Forensic Sports Analytics: Detecting and Predicting Match-Fixing in Tennis
8(1) Journal of Prediction Markets 77-95 (2014)
Posted: 11 Oct 2014
Date Written: September 9, 2014
Despite some degree of lingering friction between sports leagues and wagering, the eradication of corruption in sports is one issue in which the interests of sports governing bodies, reputable gambling businesses, entities affiliated with the sports industry, and law enforcement are allied. This paper aims to: (i) detect match-fixing corruption in tennis and (ii) predict such match-fixing before it occurs. We first compare proxy measures of effort in fair matches versus possibly unfair matches – matches played in the first round, where wagering-induced manipulation is more likely.
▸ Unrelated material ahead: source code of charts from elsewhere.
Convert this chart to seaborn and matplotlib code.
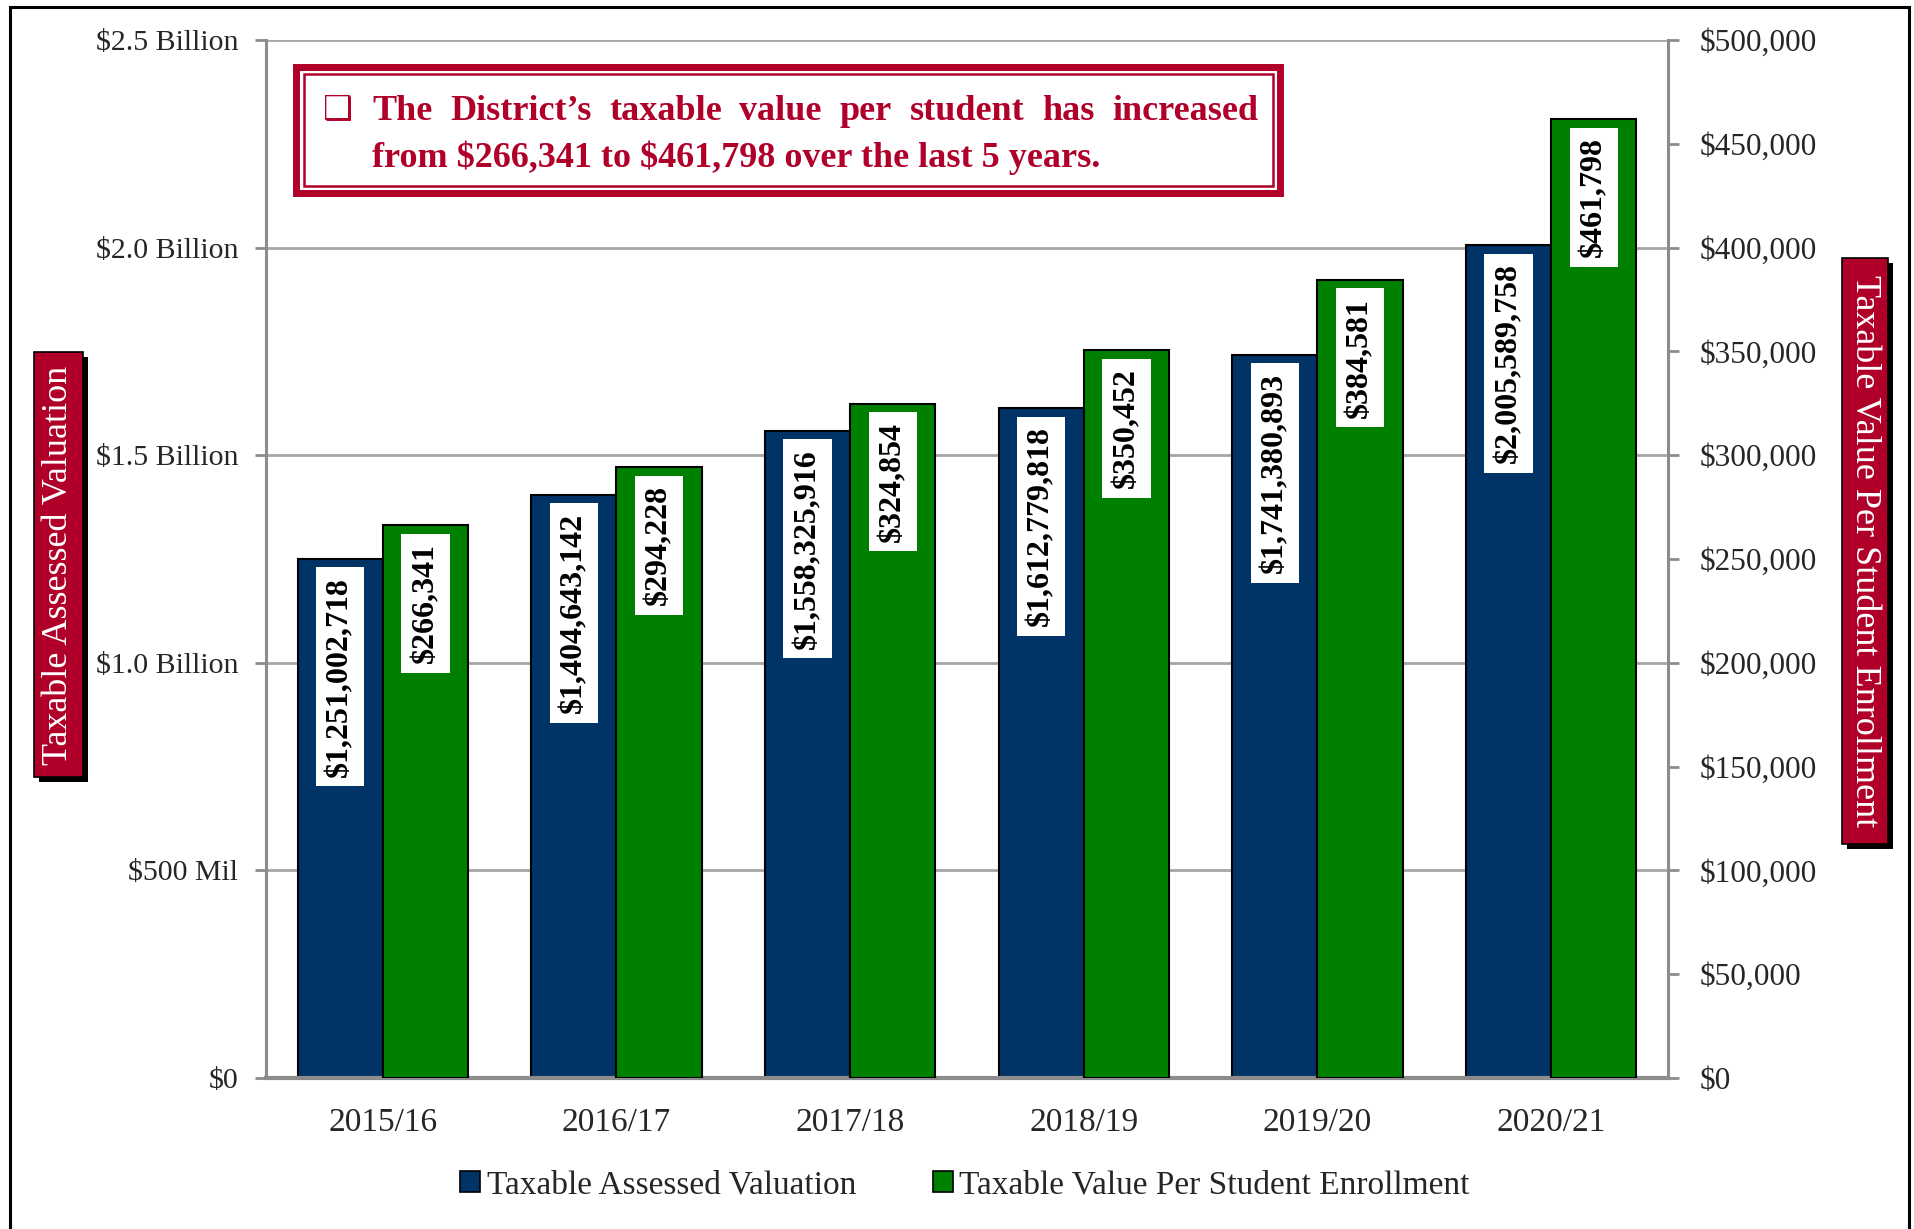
import numpy as np
import pandas as pd
import matplotlib
matplotlib.use('Agg')
import matplotlib.pyplot as plt
from matplotlib.patches import Rectangle, Patch
import seaborn as sns

# --- data ---
years = ['2015/16', '2016/17', '2017/18', '2018/19', '2019/20', '2020/21']
assessed_valuation = [1251002718, 1404643142, 1558325916, 1612779818, 1741380893, 2005589758]
value_per_student = [266341, 294228, 324854, 350452, 384581, 461798]
series_names = ['Taxable Assessed Valuation', 'Taxable Value Per Student Enrollment']
series_colors = ['#003366', '#008000']

left_ticks = [0, 0.5e9, 1.0e9, 1.5e9, 2.0e9, 2.5e9]
left_tick_labels = ['$0', '$500 Mil', '$1.0 Billion', '$1.5 Billion', '$2.0 Billion', '$2.5 Billion']
right_ticks = [0, 50000, 100000, 150000, 200000, 250000, 300000, 350000, 400000, 450000, 500000]
right_tick_labels = ['$0', '$50,000', '$100,000', '$150,000', '$200,000', '$250,000',
                     '$300,000', '$350,000', '$400,000', '$450,000', '$500,000']

callout_line1 = 'The District\u2019s taxable value per student has increased'
callout_line2 = 'from $266,341 to $461,798 over the last 5 years.'

df = pd.DataFrame({
    'year': years * 2,
    'series': [series_names[0]] * len(years) + [series_names[1]] * len(years),
    'value': assessed_valuation + value_per_student,
})

sns.set_style('white')
plt.rcParams['font.family'] = ['Liberation Serif', 'DejaVu Sans']
plt.rcParams['text.parse_math'] = False

W, H = 1915, 1229
RED = '#B0002A'
GRAY = '#8c8c8c'


def fx(x):
    return x / W


def fy(y):
    return 1 - y / H


def frect(x0, y0, x1, y1, **kw):
    # rectangle given in pixel coords measured from the top-left
    return Rectangle((fx(x0), fy(y1)), fx(x1) - fx(x0), fy(y0) - fy(y1),
                     transform=fig.transFigure, **kw)


fig = plt.figure(figsize=(W / 100, H / 100), dpi=100)
ax = fig.add_axes([fx(266), fy(1078), fx(1668) - fx(266), fy(40) - fy(1078)])
ax2 = ax.twinx()

palette = dict(zip(series_names, series_colors))
for a, name in ((ax, series_names[0]), (ax2, series_names[1])):
    sns.barplot(data=df[df['series'] == name], x='year', y='value', hue='series',
                hue_order=series_names, order=years, palette=palette, width=0.73,
                dodge=True, saturation=1, edgecolor='black', linewidth=1.5,
                errorbar=None, legend=False, ax=a)

ax.set_ylim(0, 2.5e9)
ax2.set_ylim(0, 500000)
ax.set_xlim(-0.5, 5.5)

# value labels inside the top of each bar
for a in (ax, ax2):
    bars = sorted([p for p in a.patches if p.get_height() > 0], key=lambda p: p.get_x())
    for p in bars:
        h = p.get_height()
        a.annotate(f'${h:,.0f}', xy=(p.get_x() + p.get_width() / 2, h),
                   xytext=(0, -13), textcoords='offset points', rotation=90,
                   ha='center', va='top', fontsize=23, fontweight='bold', color='black',
                   bbox=dict(boxstyle='square,pad=0.3', fc='white', ec='none'), zorder=5)

# axes styling
ax.set_yticks(left_ticks, left_tick_labels)
ax2.set_yticks(right_ticks, right_tick_labels)
ax.yaxis.grid(True, color='#a6a6a6', linewidth=2)
ax.set_axisbelow(True)
ax.set_xticks(range(len(years)), years)
ax.set_xticks(np.arange(-0.5, len(years), 1), minor=True)
ax.tick_params(axis='x', which='major', length=0, pad=21, labelsize=24)
ax.tick_params(axis='x', which='minor', length=9, width=2, color=GRAY, direction='out')
ax.tick_params(axis='y', length=8, width=2, color=GRAY, direction='out', pad=12, labelsize=21.5)
ax2.tick_params(axis='y', length=8, width=2, color=GRAY, direction='out', pad=15, labelsize=22.5)
for a in (ax, ax2):
    a.set_xlabel('')
    a.set_ylabel('')

ax.spines['top'].set_visible(False)
ax.spines['right'].set_visible(False)
ax.spines['left'].set_color(GRAY)
ax.spines['left'].set_linewidth(2.2)
ax.spines['bottom'].set_color(GRAY)
ax.spines['bottom'].set_linewidth(3)
for s in ('top', 'left', 'bottom'):
    ax2.spines[s].set_visible(False)
ax2.spines['right'].set_color(GRAY)
ax2.spines['right'].set_linewidth(2.2)

# legend
handles = [Patch(facecolor=c, edgecolor='black', linewidth=1.2) for c in series_colors]
fig.legend(handles=handles, labels=series_names, loc='center', bbox_to_anchor=(fx(965), fy(1185)),
           ncol=2, frameon=False, fontsize=24, handlelength=0.6, handleheight=0.6,
           handletextpad=0.2, columnspacing=2.3)

# outer frame
fig.add_artist(frect(10, 7, 1909, 1245, fill=False, edgecolor='black', linewidth=2.2))

# callout box with double red border
fig.add_artist(frect(296.5, 67, 1280.5, 193, facecolor='white', edgecolor=RED, linewidth=5))
fig.add_artist(frect(304, 74, 1273, 186, fill=False, edgecolor=RED, linewidth=1.8))
fig.text(fx(338), fy(110), '\u2751', fontsize=24, color=RED, ha='center', va='center',
         family=['DejaVu Sans'])

# first line is justified between x=372 and x=1258 px
callout_font = dict(fontsize=26, fontweight='bold', color=RED, va='center')
renderer = fig.canvas.get_renderer()
words = callout_line1.split(' ')
word_texts = [fig.text(0, fy(112), w, ha='left', **callout_font) for w in words]
widths = [t.get_window_extent(renderer).width for t in word_texts]
gap = (1258 - 372 - sum(widths)) / (len(words) - 1)
x = 372
for t, w in zip(word_texts, widths):
    t.set_x(fx(x))
    x += w + gap
fig.text(fx(372), fy(158), callout_line2, ha='left', **callout_font)

# side axis titles in red boxes with drop shadow
fig.add_artist(frect(39, 357, 88, 782, facecolor='black', edgecolor='none'))
fig.add_artist(frect(34, 352, 83, 777, facecolor=RED, edgecolor='black', linewidth=1.2))
fig.text(fx(58.5), fy(565), series_names[0], rotation=90, fontsize=26, color='white',
         ha='center', va='center')
fig.add_artist(frect(1847, 263, 1893, 849, facecolor='black', edgecolor='none'))
fig.add_artist(frect(1842, 258, 1888, 844, facecolor=RED, edgecolor='black', linewidth=1.2))
fig.text(fx(1865), fy(551), series_names[1], rotation=270, fontsize=26, color='white',
         ha='center', va='center')

fig.savefig('out.png', dpi=100)
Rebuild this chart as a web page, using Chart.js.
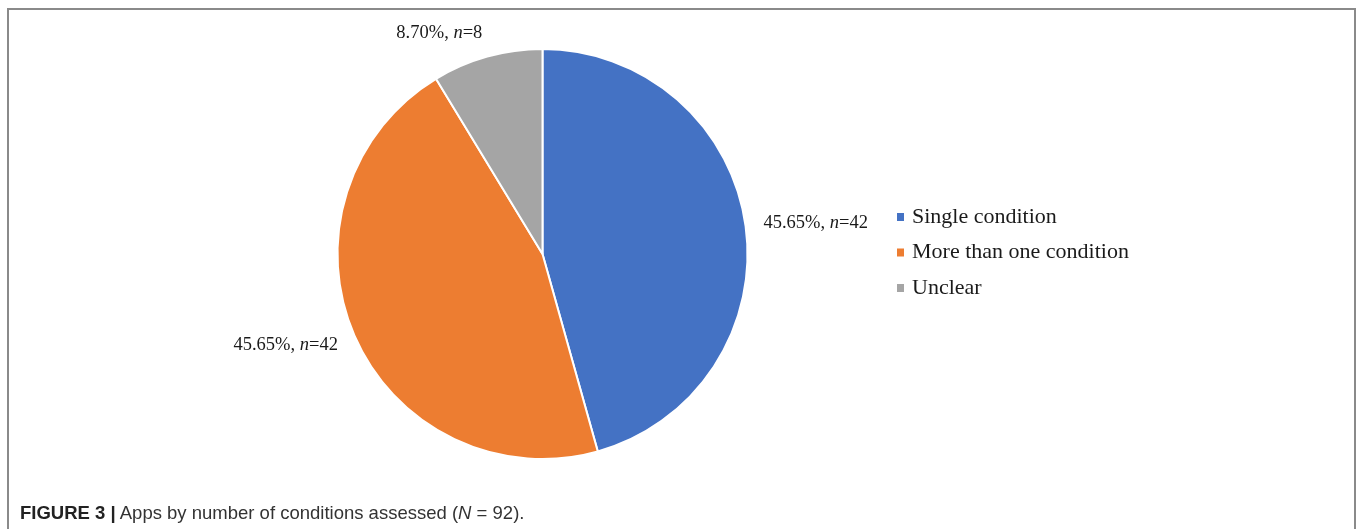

The results show that players exert less effort (tanking) in the first round, even when adjusting for the slightly greater difference in skill level in such matches. We next determine whether the gambling markets were able to identify fixing, tanking, or other types of manipulation before the match was played. Using two predictive tennis models (ELO, Common-Opponent) to determine the fair trading price of a tennis match, we find prima facie evidence of the betting markets being affected, with an average of 23 matches per year likely being manipulated or outright fixed each year. Finally, we determine whether fixed matches can be identified before they are played using predictive modeling and by observing real-time market price changes. We conclude that when the betting price has a large irrational move away from the fair model-predicted price, the move is indicative of a fixed match before it is played.